Input ->
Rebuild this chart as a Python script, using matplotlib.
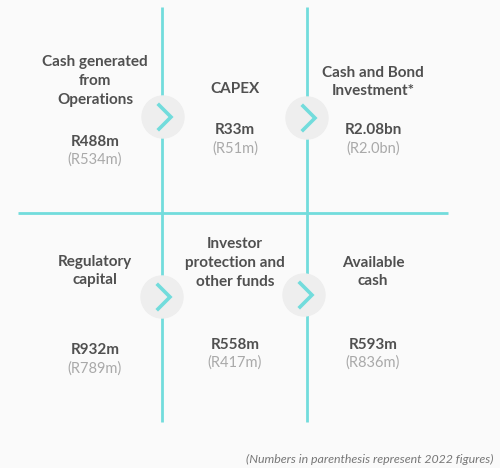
import matplotlib.pyplot as plt
from matplotlib.patches import Circle

# chart content
titles = ["Cash generated\nfrom\nOperations", "CAPEX", "Cash and Bond\nInvestment*",
          "Regulatory\ncapital", "Investor\nprotection and\nother funds", "Available\ncash"]
values = ["R488m", "R33m", "R2.08bn", "R932m", "R558m", "R593m"]
previous = ["(R534m)", "(R51m)", "(R2.0bn)", "(R789m)", "(R417m)", "(R836m)"]
footnote = "(Numbers in parenthesis represent 2022 figures)"

plt.rcParams['font.family'] = ['Lato', 'DejaVu Sans']

teal = "#72dcdc"
dark = "#505050"
grey = "#a9a9a9"

fig = plt.figure(figsize=(5.0, 4.68), dpi=100, facecolor="#fafafa")
ax = fig.add_axes([0, 0, 1, 1])
ax.set_xlim(0, 500)
ax.set_ylim(468, 0)
ax.axis("off")

# grid lines
for xv in (162, 307):
    ax.plot([xv, xv], [7, 422], color=teal, lw=2, solid_capstyle="butt", zorder=1)
ax.plot([18, 448], [213, 213], color=teal, lw=2, solid_capstyle="butt", zorder=1)

# arrow bubbles between columns
for cx, cy in [(163, 117), (307, 118), (162, 297), (304, 295)]:
    ax.add_patch(Circle((cx, cy), 21, color="#eeeeee", zorder=2))
    ax.plot([cx - 4, cx + 8, cx - 4], [cy - 12, cy, cy + 12], color=teal,
            lw=2.6, solid_joinstyle="miter", zorder=3)

col_x = [95, 235, 373]
# title centre y, value y, previous y for each box
title_y = [81, 89, 82, 271, 263, 272]
value_y = [142, 130, 130, 350, 345, 345]
prev_y = [160, 149, 149, 369, 363, 363]

for i in range(6):
    x = col_x[i % 3]
    ax.text(x, title_y[i], titles[i], ha="center", va="center", fontsize=11,
            fontweight="bold", color=dark, linespacing=1.45)
    ax.text(x, value_y[i], values[i], ha="center", va="center", fontsize=11,
            fontweight="bold", color=dark)
    ax.text(x, prev_y[i], previous[i], ha="center", va="center", fontsize=10.5,
            color=grey)

ax.text(493, 459, footnote, ha="right", va="center", fontsize=8.9, style="italic",
        color="#777777")

fig.savefig("out.png", dpi=100, facecolor=fig.get_facecolor())
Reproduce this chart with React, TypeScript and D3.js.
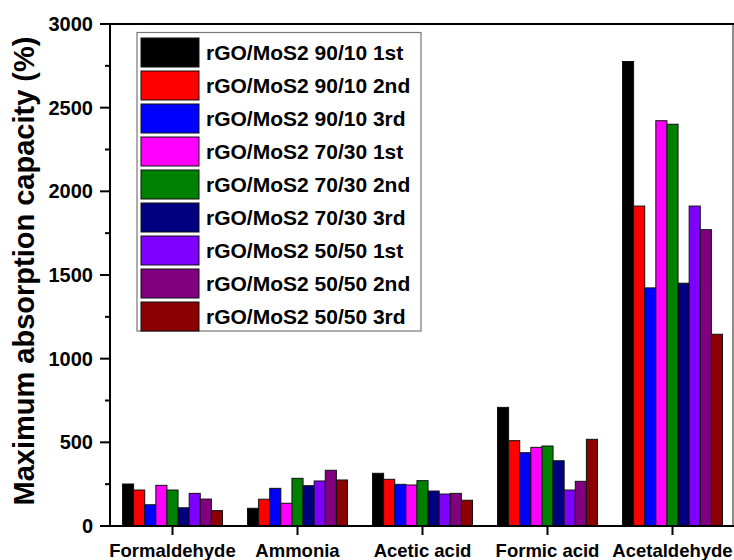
import { useRef, useEffect } from 'react';
import * as d3 from 'd3';

const gases = ['Formaldehyde', 'Ammonia', 'Acetic acid', 'Formic acid', 'Acetaldehyde'];

const seriesNames = [
  'rGO/MoS2 90/10 1st',
  'rGO/MoS2 90/10 2nd',
  'rGO/MoS2 90/10 3rd',
  'rGO/MoS2 70/30 1st',
  'rGO/MoS2 70/30 2nd',
  'rGO/MoS2 70/30 3rd',
  'rGO/MoS2 50/50 1st',
  'rGO/MoS2 50/50 2nd',
  'rGO/MoS2 50/50 3rd',
];

const seriesColors = [
  '#000000', '#ff0000', '#0000ff', '#ff00ff', '#008000',
  '#000080', '#8000ff', '#800080', '#8b0000',
];

// one row per gas, one value per series
const formaldehyde = [251, 215, 127, 243, 215, 109, 195, 161, 92];
const ammonia = [106, 160, 225, 136, 285, 241, 269, 333, 275];
const aceticAcid = [315, 279, 249, 245, 271, 209, 191, 195, 154];
const formicAcid = [709, 510, 438, 470, 478, 390, 215, 267, 518];
const acetaldehyde = [2776, 1912, 1423, 2422, 2401, 1451, 1912, 1771, 1146];

const values = [formaldehyde, ammonia, aceticAcid, formicAcid, acetaldehyde];

const yTicks = [0, 500, 1000, 1500, 2000, 2500, 3000];
const yMinorTicks = [250, 750, 1250, 1750, 2250, 2750];

const FONT = "Arial, 'Liberation Sans', sans-serif";

export default function App() {
  const svgRef = useRef<SVGSVGElement>(null);

  useEffect(() => {
    if (!svgRef.current) return;
    const svg = d3.select(svgRef.current);
    svg.selectAll('*').remove();

    const W = 734;
    const H = 560;
    const left = 110;
    const right = 733;
    const top = 24;
    const bottom = 526;

    svg.attr('width', W).attr('height', H);
    svg.append('rect').attr('width', W).attr('height', H).attr('fill', '#fff');

    const x0 = d3
      .scaleBand<string>()
      .domain(gases)
      .range([left, left + 625])
      .paddingInner(0.2)
      .paddingOuter(0.1);
    const x1 = d3
      .scaleBand<string>()
      .domain(seriesNames)
      .range([0, x0.bandwidth()])
      .padding(0);
    const y = d3.scaleLinear().domain([0, 3000]).range([bottom, top]);

    // Bars
    gases.forEach((gas, gi) => {
      const g = svg.append('g').attr('transform', `translate(${x0(gas)},0)`);
      seriesNames.forEach((name, si) => {
        const v = values[gi][si];
        g.append('rect')
          .attr('x', x1(name)!)
          .attr('y', y(v))
          .attr('width', x1.bandwidth())
          .attr('height', y(0) - y(v))
          .attr('fill', seriesColors[si])
          .attr('stroke', '#111')
          .attr('stroke-width', 1);
      });
    });

    // Frame
    svg.append('line')
      .attr('x1', right).attr('x2', right).attr('y1', top).attr('y2', bottom)
      .attr('stroke', '#666').attr('stroke-width', 1.5);
    svg.append('line')
      .attr('x1', left).attr('x2', right + 1).attr('y1', top).attr('y2', top)
      .attr('stroke', '#000').attr('stroke-width', 2);

    // Y axis
    const yAxis = svg.append('g').attr('transform', `translate(${left},0)`);
    yAxis.append('line')
      .attr('x1', 0).attr('x2', 0).attr('y1', top - 1).attr('y2', bottom + 1)
      .attr('stroke', '#000').attr('stroke-width', 2);
    yAxis.selectAll('line.major')
      .data(yTicks)
      .join('line')
      .attr('class', 'major')
      .attr('x1', -10).attr('x2', 0)
      .attr('y1', (d) => y(d)).attr('y2', (d) => y(d))
      .attr('stroke', '#000').attr('stroke-width', 2);
    yAxis.selectAll('line.minor')
      .data(yMinorTicks)
      .join('line')
      .attr('class', 'minor')
      .attr('x1', -5).attr('x2', 0)
      .attr('y1', (d) => y(d)).attr('y2', (d) => y(d))
      .attr('stroke', '#000').attr('stroke-width', 2);
    yAxis.selectAll('text')
      .data(yTicks)
      .join('text')
      .attr('x', -17)
      .attr('y', (d) => y(d))
      .attr('text-anchor', 'end')
      .attr('dominant-baseline', 'central')
      .attr('font-family', FONT)
      .attr('font-weight', 'bold')
      .attr('font-size', '20px')
      .attr('fill', '#000')
      .text((d) => String(d));

    // X axis
    const xAxis = svg.append('g');
    xAxis.append('line')
      .attr('x1', left - 1).attr('x2', right + 1).attr('y1', bottom).attr('y2', bottom)
      .attr('stroke', '#000').attr('stroke-width', 2);
    xAxis.selectAll('line.tick')
      .data(gases)
      .join('line')
      .attr('class', 'tick')
      .attr('x1', (d) => x0(d)! + x0.bandwidth() / 2)
      .attr('x2', (d) => x0(d)! + x0.bandwidth() / 2)
      .attr('y1', bottom).attr('y2', bottom + 9)
      .attr('stroke', '#000').attr('stroke-width', 2);
    xAxis.selectAll('text')
      .data(gases)
      .join('text')
      .attr('x', (d) => x0(d)! + x0.bandwidth() / 2)
      .attr('y', 557)
      .attr('text-anchor', 'middle')
      .attr('font-family', FONT)
      .attr('font-weight', 'bold')
      .attr('font-size', '18.5px')
      .attr('fill', '#000')
      .text((d) => d);

    // Y title
    svg.append('text')
      .attr('transform', `translate(34,271) rotate(-90)`)
      .attr('text-anchor', 'middle')
      .attr('font-family', FONT)
      .attr('font-weight', 'bold')
      .attr('font-size', '29px')
      .attr('fill', '#000')
      .text('Maximum absorption capacity (%)');

    // Legend
    const lg = svg.append('g');
    lg.append('rect')
      .attr('x', 137).attr('y', 32.5)
      .attr('width', 284).attr('height', 298.5)
      .attr('fill', '#fff')
      .attr('stroke', '#777')
      .attr('stroke-width', 1.2);
    seriesNames.forEach((name, i) => {
      const ty = 38 + i * 33;
      lg.append('rect')
        .attr('x', 141).attr('y', ty)
        .attr('width', 58).attr('height', 29)
        .attr('fill', seriesColors[i])
        .attr('stroke', '#111')
        .attr('stroke-width', 1);
      lg.append('text')
        .attr('x', 206)
        .attr('y', ty + 14.5)
        .attr('dominant-baseline', 'central')
        .attr('font-family', FONT)
        .attr('font-weight', 'bold')
        .attr('font-size', '21px')
        .attr('fill', '#000')
        .text(name);
    });
  }, []);

  return (
    <div style={{ position: 'absolute', left: 0, top: 0 }}>
      <svg ref={svgRef} style={{ display: 'block' }} />
    </div>
  );
}
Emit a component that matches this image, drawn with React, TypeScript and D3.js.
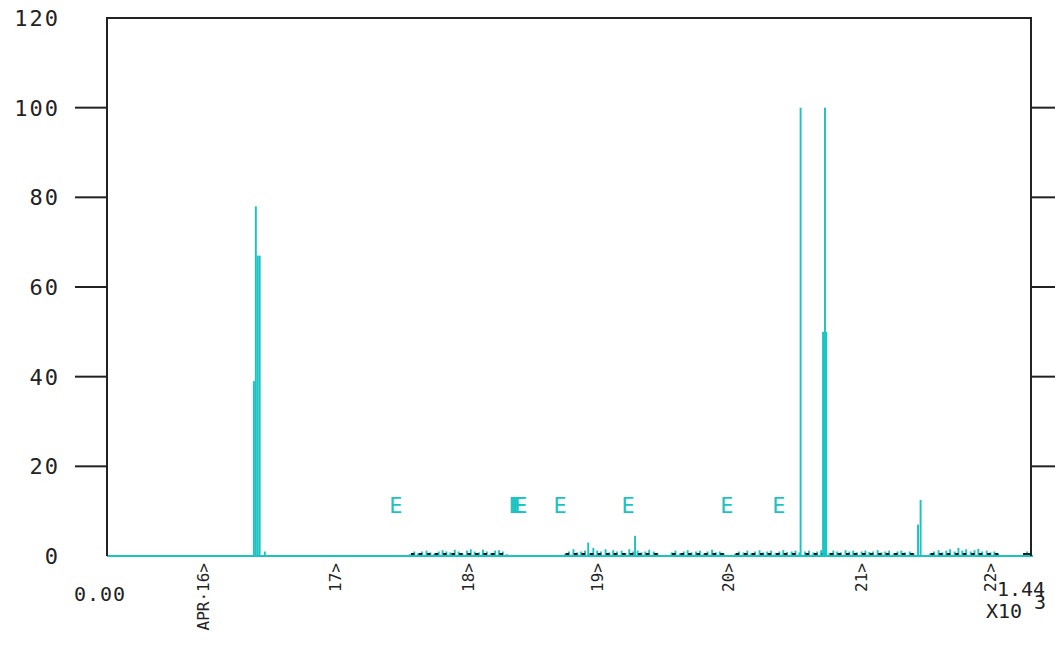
import React from "react";
import * as d3 from "d3";

const yTicks = [0, 20, 40, 60, 80, 100, 120];
const xTickPos = [150, 355, 562, 764, 968, 1175, 1376];
const xTickLabels = ["APR·16>", "17>", "18>", "19>", "20>", "21>", "22>"];

// main spikes: position (x units) and value
const spikeX = [229, 232, 235, 238, 246, 750, 823, 1081, 1116, 1119, 1121, 1264, 1268, 1434];
const spikeV = [39, 78, 67, 67, 1, 3, 4.5, 100, 50, 100, 50, 7, 12.5, 1];

// low-level noise
const noiseX = [
  472, 479, 485, 491, 498, 504, 510, 517, 523, 529, 535, 542, 548, 554, 561, 567, 573, 580, 586, 592, 598, 605, 611, 617, 623,
  714, 720, 727, 733, 739, 745, 752, 758, 764, 770, 777, 783, 789, 795, 802, 808, 814, 820, 827, 833, 839, 845, 852, 858,
  880, 886, 893, 899, 905, 911, 918, 924, 930, 936, 943, 949, 955, 961,
  979, 985, 992, 998, 1004, 1010, 1017, 1023, 1029, 1035, 1042, 1048, 1054, 1060, 1067, 1073, 1079,
  1088, 1094, 1101, 1107, 1113, 1119, 1126, 1132, 1138, 1144, 1151, 1157, 1163, 1169, 1176, 1182, 1188, 1194, 1201, 1207, 1213, 1219, 1226, 1232, 1238, 1244, 1251, 1257,
  1283, 1289, 1296, 1302, 1308, 1314, 1321, 1327, 1333, 1339, 1346, 1352, 1358, 1364, 1371, 1377, 1383, 1389,
];
const noiseV = [
  0.4, 1, 0.6, 1, 1.2, 0.8, 0.5, 1, 1.3, 1, 0.8, 1.4, 1, 0.6, 1.2, 1.5, 1, 0.8, 1.4, 1, 0.6, 1.2, 1.3, 1, 0.4,
  0.5, 1, 1.5, 0.8, 1, 1.2, 0.6, 1.8, 1.2, 1, 1.5, 0.8, 1.3, 1, 1.2, 0.7, 1.5, 1, 1.2, 0.8, 1, 1.4, 1, 0.6,
  0.8, 1.2, 0.6, 1, 1.3, 0.8, 1, 1.2, 0.5, 1, 1.4, 0.8, 1, 0.6,
  0.5, 1, 0.8, 1.2, 0.6, 1, 1.3, 0.8, 1, 1.2, 0.7, 1, 1.3, 0.9, 1, 1.2, 0.8,
  1, 1.2, 0.8, 1, 1.3, 1, 0.7, 1.2, 1, 0.8, 1.3, 1, 1.2, 0.8, 1, 1.2, 0.9, 1, 1.3, 0.8, 1, 1.2, 0.6, 1, 1.2, 0.8, 1, 0.6,
  0.6, 1, 1.3, 0.8, 1.2, 1.5, 1, 1.8, 1.2, 1.5, 1, 1.3, 1.6, 1, 1.2, 0.8, 1, 0.5,
];

// black baseline marks
const blackX = [
  476, 488, 501, 513, 526, 539, 551, 564, 576, 589, 601, 614,
  717, 730, 742, 755, 767, 780, 792, 805, 817, 830, 842, 855,
  883, 896, 908, 921, 933, 946, 958,
  982, 995, 1007, 1020, 1032, 1045, 1057, 1070,
  1091, 1104, 1116, 1129, 1141, 1154, 1166, 1179, 1191, 1204, 1216, 1229, 1241, 1254,
  1286, 1299, 1311, 1324, 1336, 1349, 1361, 1374, 1386, 1430, 1436,
];

// "E" event markers
const eventX = [450, 636, 639, 642, 645, 706, 812, 966, 1047];
const eventLevel = 11.4;

const CYAN = "#1cc3c3";
const INK = "#222";
const FONT = "'DejaVu Sans Mono', 'Liberation Mono', monospace";

export default function App() {
  const left = 107, right = 1031, top = 18, bottom = 556;
  const x = d3.scaleLinear().domain([0, 1440]).range([left, right]);
  const y = d3.scaleLinear().domain([0, 120]).range([bottom, top]);
  const binW = (u: number, w: number) => Math.max(1.6, x(u + w) - x(u));

  return (
    <svg width={1055} height={645} style={{ position: "absolute", left: 0, top: 0, background: "#fff" }}>
      <rect x={0} y={0} width={1055} height={645} fill="#fff" />
      {/* noise bars */}
      {noiseX.map((u, i) => (
        <rect key={"n" + i} x={x(u) - 1} y={y(noiseV[i])} width={binW(u, 3)} height={y(0) - y(noiseV[i])} fill={CYAN} />
      ))}
      {/* black marks */}
      {blackX.map((u, i) => (
        <rect key={"b" + i} x={x(u) - 1.5} y={y(0) - 3} width={3.5} height={2} fill="#111" />
      ))}
      {/* spikes */}
      {spikeX.map((u, i) => (
        <rect key={"s" + i} x={x(u) - 1} y={y(spikeV[i])} width={binW(u, 3)} height={y(0) - y(spikeV[i])} fill={CYAN} />
      ))}
      {/* baseline */}
      <line x1={left} x2={right + 2} y1={y(0)} y2={y(0)} stroke={CYAN} strokeWidth={2} />
      {/* frame */}
      <path d={`M${left},${bottom} V${top} H${right} V${bottom}`} fill="none" stroke={INK} strokeWidth={2} />
      <line x1={right - 6} x2={right} y1={bottom - 2} y2={bottom - 2} stroke={INK} strokeWidth={2} />
      {/* y ticks */}
      {yTicks.filter((t) => t > 0 && t < 120).map((t) => (
        <g key={"yt" + t}>
          <line x1={75} x2={left} y1={y(t)} y2={y(t)} stroke={INK} strokeWidth={2} />
          <line x1={right} x2={1055} y1={y(t)} y2={y(t)} stroke={INK} strokeWidth={2} />
        </g>
      ))}
      {yTicks.map((t) => (
        <text key={"yl" + t} x={60} y={y(t)} dy="0.36em" textAnchor="end" fontFamily={FONT} fontSize={22} letterSpacing={2} fill={INK}>
          {t}
        </text>
      ))}
      {/* x labels */}
      <text x={100} y={601} textAnchor="middle" fontFamily={FONT} fontSize={20} letterSpacing={1} fill={INK}>0.00</text>
      {xTickPos.map((u, i) => (
        <text key={"xl" + i} transform={`translate(${x(u) + 6},563) rotate(-90)`} textAnchor="end" fontFamily={FONT} fontSize={16} fill={INK}>
          {xTickLabels[i]}
        </text>
      ))}
      <text x={997} y={596} fontFamily={FONT} fontSize={20} fill={INK}>1.44</text>
      <text x={986} y={618} fontFamily={FONT} fontSize={20} fill={INK}>X10</text>
      <text x={1034} y={609} fontFamily={FONT} fontSize={20} fill={INK}>3</text>
      {/* events */}
      {eventX.map((u, i) => (
        <text key={"e" + i} x={x(u)} y={y(eventLevel)} dy="0.36em" textAnchor="middle" fontFamily={FONT} fontSize={22} fill={CYAN}>
          E
        </text>
      ))}
    </svg>
  );
}
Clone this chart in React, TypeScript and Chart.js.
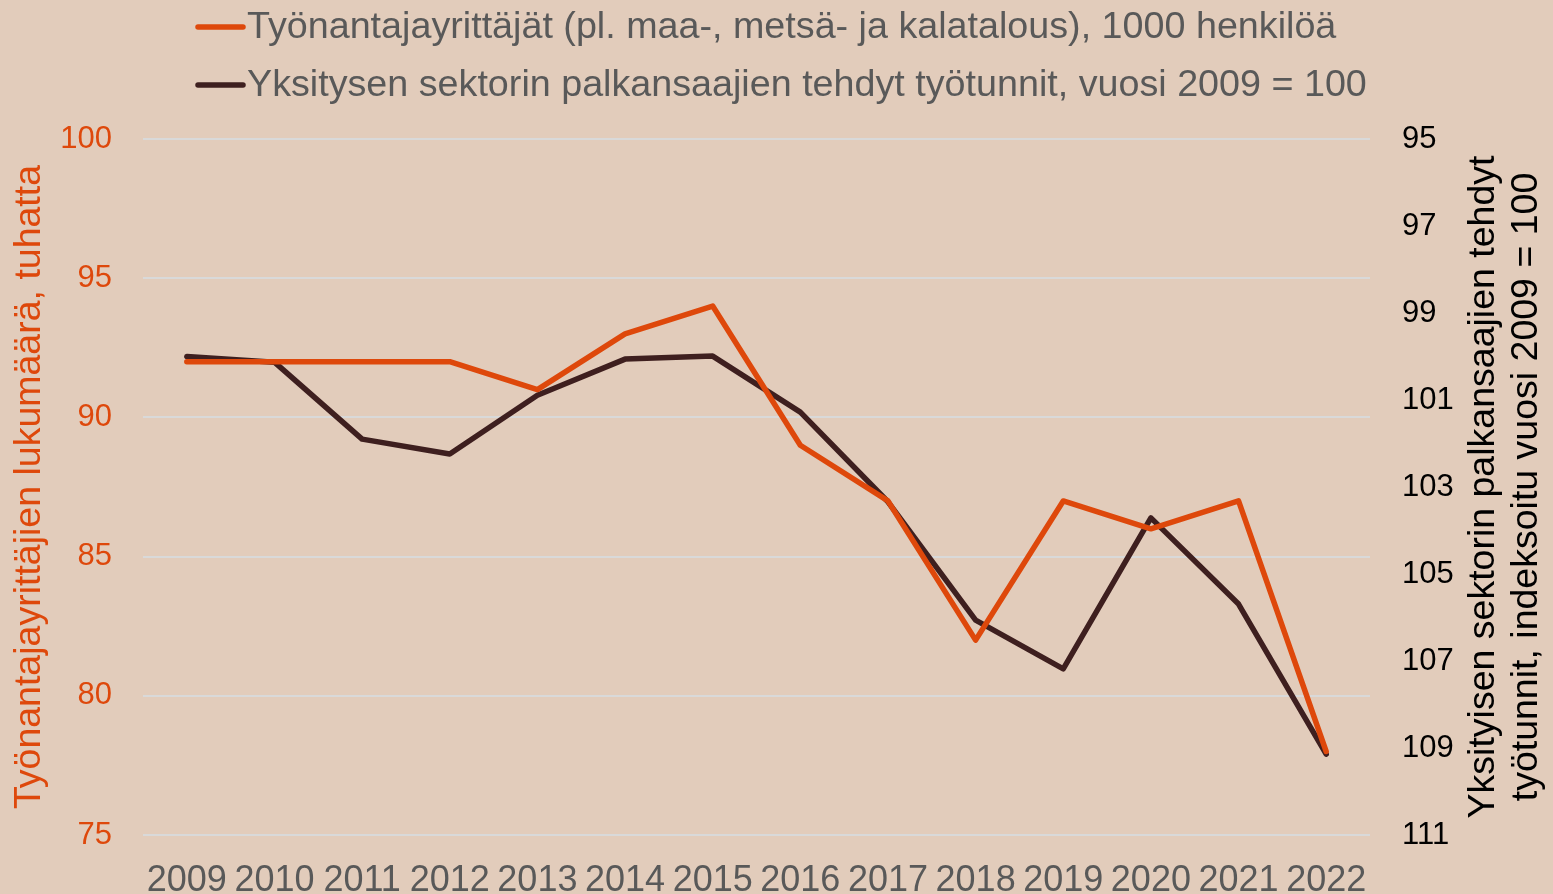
import React, { useEffect, useRef } from "react";
import { Chart, registerables } from "chart.js";

Chart.register(...registerables);

const years = ["2009", "2010", "2011", "2012", "2013", "2014", "2015", "2016", "2017", "2018", "2019", "2020", "2021", "2022"];
const employers = [92, 92, 92, 92, 91, 93, 94, 89, 87, 82, 87, 86, 87, 78];
const hoursIndex = [100.0, 100.13, 101.9, 102.24, 100.89, 100.06, 99.99, 101.28, 103.34, 106.06, 107.18, 103.71, 105.69, 109.14];

const legendLabels = [
  "Työnantajayrittäjät (pl. maa-, metsä- ja kalatalous), 1000 henkilöä",
  "Yksitysen sektorin palkansaajien tehdyt työtunnit, vuosi 2009 = 100",
];
const leftTitle = "Työnantajayrittäjien lukumäärä, tuhatta";
const rightTitle = ["Yksityisen sektorin palkansaajien tehdyt", "työtunnit, indeksoitu vuosi 2009 = 100"];

const FONT = '"Liberation Sans", Arial, sans-serif';
const ORANGE = "#DE480B";
const DARK = "#3E1F1F";
const BG = "#E2CCBB";
const GRAY = "#595959";

const decorPlugin = {
  id: "decor",
  beforeDraw(chart: any) {
    const ctx = chart.ctx;
    ctx.save();
    ctx.fillStyle = BG;
    ctx.fillRect(0, 0, chart.width, chart.height);
    ctx.restore();
  },
  afterDraw(chart: any) {
    const ctx = chart.ctx;
    const area = chart.chartArea;
    const cy = (area.top + area.bottom) / 2;
    ctx.save();
    // legend
    const rows = [
      { y: 27, color: ORANGE, text: legendLabels[0] },
      { y: 85, color: DARK, text: legendLabels[1] },
    ];
    ctx.font = `37.7px ${FONT}`;
    ctx.textBaseline = "middle";
    ctx.textAlign = "left";
    for (const r of rows) {
      ctx.strokeStyle = r.color;
      ctx.lineWidth = 5.5;
      ctx.lineCap = "round";
      ctx.beginPath();
      ctx.moveTo(198, r.y);
      ctx.lineTo(243, r.y);
      ctx.stroke();
      ctx.fillStyle = GRAY;
      ctx.fillText(r.text, 247, r.y + 1);
    }
    // left title
    ctx.save();
    ctx.translate(30, cy);
    ctx.rotate(-Math.PI / 2);
    ctx.textAlign = "center";
    ctx.textBaseline = "middle";
    ctx.fillStyle = ORANGE;
    ctx.font = `37.5px ${FONT}`;
    ctx.fillText(leftTitle, 0, 0);
    ctx.restore();
    // right title
    const xs = [1484, 1527];
    rightTitle.forEach((t, i) => {
      ctx.save();
      ctx.translate(xs[i], cy);
      ctx.rotate(-Math.PI / 2);
      ctx.textAlign = "center";
      ctx.textBaseline = "middle";
      ctx.fillStyle = "#000000";
      ctx.font = `37.5px ${FONT}`;
      ctx.fillText(t, 0, 0);
      ctx.restore();
    });
    ctx.restore();
  },
};

export default function App() {
  const ref = useRef<HTMLCanvasElement | null>(null);
  useEffect(() => {
    if (!ref.current) return;
    const chart = new Chart(ref.current, {
      type: "line",
      data: {
        labels: years,
        datasets: [
          {
            label: legendLabels[0],
            data: employers,
            borderColor: ORANGE,
            backgroundColor: ORANGE,
            borderWidth: 5.5,
            pointRadius: 0,
            tension: 0,
            yAxisID: "y",
            borderJoinStyle: "round",
            borderCapStyle: "round",
          },
          {
            label: legendLabels[1],
            data: hoursIndex,
            borderColor: DARK,
            backgroundColor: DARK,
            borderWidth: 5.5,
            pointRadius: 0,
            tension: 0,
            yAxisID: "y1",
            borderJoinStyle: "round",
            borderCapStyle: "round",
          },
        ],
      },
      options: {
        responsive: false,
        animation: false,
        layout: { padding: { top: 139, left: 0, right: 0, bottom: 0 } },
        plugins: {
          legend: { display: false },
          tooltip: { enabled: false },
          title: { display: false },
        },
        scales: {
          x: {
            type: "category",
            offset: true,
            grid: { display: false, drawTicks: false },
            border: { display: false },
            ticks: {
              color: GRAY,
              font: { family: FONT, size: 36 },
              padding: 24,
              maxRotation: 0,
              autoSkip: false,
            },
            afterFit(scale: any) {
              scale.height = 59;
            },
          },
          y: {
            type: "linear",
            position: "left",
            min: 75,
            max: 100,
            grid: { color: "#D9D9D9", lineWidth: 2, drawTicks: false },
            border: { display: false },
            ticks: {
              stepSize: 5,
              color: ORANGE,
              font: { family: FONT, size: 31 },
              padding: 31,
            },
            afterFit(scale: any) {
              scale.width = 143;
            },
          },
          y1: {
            type: "linear",
            position: "right",
            min: 95,
            max: 111,
            reverse: true,
            grid: { display: false, drawTicks: false },
            border: { display: false },
            ticks: {
              stepSize: 2,
              color: "#000000",
              font: { family: FONT, size: 31 },
              padding: 32,
            },
            afterFit(scale: any) {
              scale.width = 183;
            },
          },
        },
      },
      plugins: [decorPlugin],
    } as any);
    return () => chart.destroy();
  }, []);
  return (
    <div style={{ position: "absolute", left: 0, top: 0, width: 1553, height: 894, background: BG }}>
      <canvas ref={ref} width={1553} height={894} style={{ display: "block" }} />
    </div>
  );
}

What the exercise asks -> In the listing above, find the lines holding the word "matplotlib" and copy them.

Exercise answer ->
Rebuild this chart as a Python script, using matplotlib.
import matplotlib.pyplot as plt
from matplotlib.patches import Circle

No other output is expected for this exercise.